Uma discussão pública mais ampla quanto ao desejo de se construir uma estrada é indispensável. Um grande passo na direção da solução da questão é geralmente perceber que existe algo sério em jogo. Não só as análises políticas e empresariais e de lideranças indígenas, mas também de jornalistas investigativos e bloggers têm uma missão extraordinariamente importante para levar conhecimento dos possíveis cenários. Indiferença e ignorância são os piores inimigos do progresso e do desenvolvimento.

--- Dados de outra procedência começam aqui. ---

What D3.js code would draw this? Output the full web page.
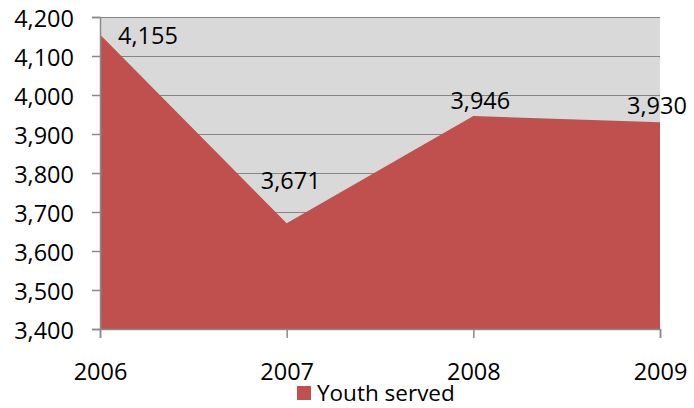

Como recursos financeiros locais do Suriname são limitados, dotações empresariais e filantrópicas deveriam considerar bancar pesquisa e desenvolvimento. A única universidade surinamesa, a Universidade Anton de Kom, tem um excelente histórico de pesquisas. A universidade merece ser mais bem equipada para estudar e monitorar seu próprio quintal.

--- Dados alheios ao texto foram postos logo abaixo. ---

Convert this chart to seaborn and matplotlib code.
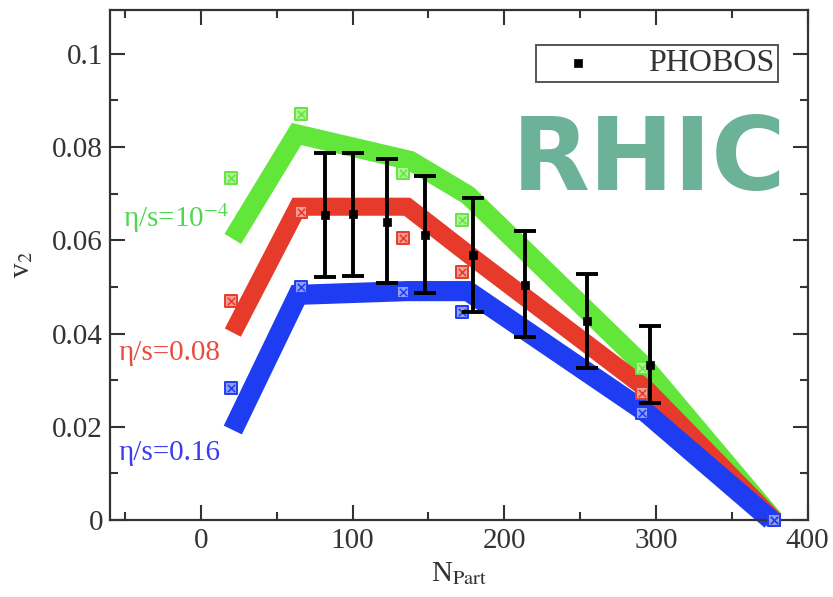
import numpy as np
import pandas as pd
import matplotlib
matplotlib.use("Agg")
import matplotlib.pyplot as plt
import seaborn as sns
from matplotlib.ticker import MultipleLocator, FuncFormatter

# ---------------- data ----------------
# hydro bands (centre lines of thick bands)
green_x = [21, 63, 138, 176, 293, 378]
green_v = [0.0603, 0.0828, 0.0771, 0.0697, 0.0328, 0.0]
red_x = [21, 64, 136, 176, 293, 378]
red_v = [0.0402, 0.0672, 0.0672, 0.0571, 0.0283, 0.0]
blue_x = [21, 64, 136, 176, 293, 376]
blue_v = [0.0193, 0.0483, 0.0491, 0.0491, 0.0232, 0.0]

# theory points (crossed squares)
theory_x = [20, 66, 133, 172, 291, 378]
green_pts = [0.0734, 0.0871, 0.0745, 0.0644, 0.0326, 0.0]
red_pts = [0.0470, 0.0661, 0.0605, 0.0532, 0.0273, 0.0]
blue_pts = [0.0283, 0.0500, 0.0489, 0.0446, 0.0230, 0.0]

# PHOBOS data
phobos_x = [82, 100, 122.5, 148, 179.5, 214, 254.5, 296]
phobos_v2 = [0.0655, 0.0657, 0.0639, 0.0612, 0.0569, 0.0504, 0.0426, 0.0333]
phobos_lo = [0.0521, 0.0524, 0.0509, 0.0486, 0.0447, 0.0393, 0.0326, 0.0252]
phobos_hi = [0.0788, 0.0788, 0.0775, 0.0737, 0.0690, 0.0621, 0.0528, 0.0416]

x_ticks = [0, 100, 200, 300, 400]
y_ticks = [0, 0.02, 0.04, 0.06, 0.08, 0.1]

band_labels = ["\u03b7/s=10$^{-4}$", "\u03b7/s=0.08", "\u03b7/s=0.16"]

# ---------------- style ----------------
sns.set_style("ticks")
plt.rcParams["font.family"] = ["Liberation Serif", "DejaVu Serif"]
plt.rcParams["mathtext.fontset"] = "stix"

GREEN = "#62e63a"
RED = "#e63b2a"
BLUE = "#1e3cf2"

fig = plt.figure(figsize=(8.33, 5.97), dpi=100)
W, H = 833, 597
ax = fig.add_axes([110 / W, 1 - 520 / H, 697.5 / W, 510 / H])

bands = [(green_x, green_v, GREEN, 14.0),
         (red_x, red_v, RED, 13.0),
         (blue_x, blue_v, BLUE, 14.5)]
for bx, bv, col, lw in bands:
    sns.lineplot(x=bx, y=bv, sort=False, estimator=None, color=col,
                 linewidth=lw, solid_capstyle="butt", solid_joinstyle="miter",
                 ax=ax, clip_on=False, zorder=2)

def light(c, f=0.5):
    r, g, b = matplotlib.colors.to_rgb(c)
    return (r + (1 - r) * f, g + (1 - g) * f, b + (1 - b) * f)

for pts, col in [(green_pts, GREEN), (red_pts, RED), (blue_pts, BLUE)]:
    sns.scatterplot(x=theory_x, y=pts, marker="s", s=80, color=light(col),
                    edgecolor=col, linewidth=1.4, ax=ax, clip_on=False,
                    zorder=3)
    sns.scatterplot(x=theory_x, y=pts, marker="x", s=28, color=col,
                    linewidth=1.1, ax=ax, clip_on=False, zorder=3.1)

px = np.array(phobos_x)
pv = np.array(phobos_v2)
yerr = [pv - np.array(phobos_lo), np.array(phobos_hi) - pv]
ax.errorbar(px, pv, yerr=yerr, fmt="none", ecolor="black", elinewidth=2.8,
            capsize=8, capthick=2.8, zorder=4)
sns.scatterplot(x=phobos_x, y=phobos_v2, marker="s", s=36, color="black",
                edgecolor="black", linewidth=0.5, label="PHOBOS", ax=ax,
                zorder=5)

# ---------------- axes ----------------
ax.set_xlim(-60, 400)
ax.set_ylim(0, 0.1094)
ax.set_xticks(x_ticks)
ax.set_yticks(y_ticks)
ax.xaxis.set_minor_locator(MultipleLocator(50))
ax.yaxis.set_minor_locator(MultipleLocator(0.01))
ax.yaxis.set_major_formatter(FuncFormatter(lambda v, p: "%g" % round(v, 3)))
ax.tick_params(which="both", direction="in", top=True, right=True,
               width=1.5, colors="#333333", labelcolor="#333333")
ax.tick_params(which="major", length=11, labelsize=21)
ax.tick_params(which="minor", length=5.5)
ax.tick_params(axis="x", which="major", pad=6)
ax.tick_params(axis="y", which="major", pad=5)
for sp in ax.spines.values():
    sp.set_linewidth(1.6)
    sp.set_color("#333333")
    sp.set_visible(True)

ax.set_xlabel(r"N$_{\mathrm{Part}}$", fontsize=21, color="#333333", labelpad=4)
ax.set_ylabel(r"v$_{2}$", fontsize=21, color="#333333", labelpad=12)

# band labels
ax.text(-51.5, 0.0629, band_labels[0], color="#4fd84f", fontsize=21,
        ha="left", va="baseline")
ax.text(-54.7, 0.0343, band_labels[1], color="#e84c3d", fontsize=21,
        ha="left", va="baseline")
ax.text(-54.7, 0.0129, band_labels[2], color="#3b3bf0", fontsize=21,
        ha="left", va="baseline")

leg = ax.legend(loc="upper right", bbox_to_anchor=(0.958, 0.931),
                frameon=True, fancybox=False, edgecolor="#555555",
                framealpha=1, borderpad=0.12, handlelength=2.4,
                handletextpad=1.0, fontsize=23, borderaxespad=0)
leg.get_frame().set_linewidth(1.4)
for t in leg.get_texts():
    t.set_color("#333333")

fig.text(649 / W, 1 - 190 / H, "RHIC", fontsize=73, fontweight="bold",
         family="DejaVu Sans", color="#6bb298", ha="center", va="baseline")

fig.savefig("out.png", dpi=100)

O Suriname é visivelmente ausente ou sub-representado no cenário internacional ambiental e diplomático, principalmente devido à falta de recursos humanos. No entanto, não dá para culpar só a capacidade diplomática do país. A proliferação de processos públicos e privados relacionados à floresta ou mudanças climáticas – de organizações como GEF, UNFCC, UNFF, COP, FAO-NFP, CBD e outros – provoca confusão e é pernicioso a nações pequenas como o Suriname. Esta confusão é trágica pois o Suriname deveria ser recompensado pois está protegendo suas reservas de carbono, salvaguardando seu santuário de biodiversidade, e por ser um país chamado de chamada alta cobertura florestal com baixo índice de desmatamento. A necessidade de ação é urgente já que a estrada Paramaribo – Belém pode potencialmente se tornar o maior e mais caro elefante branco da bacia amazônica.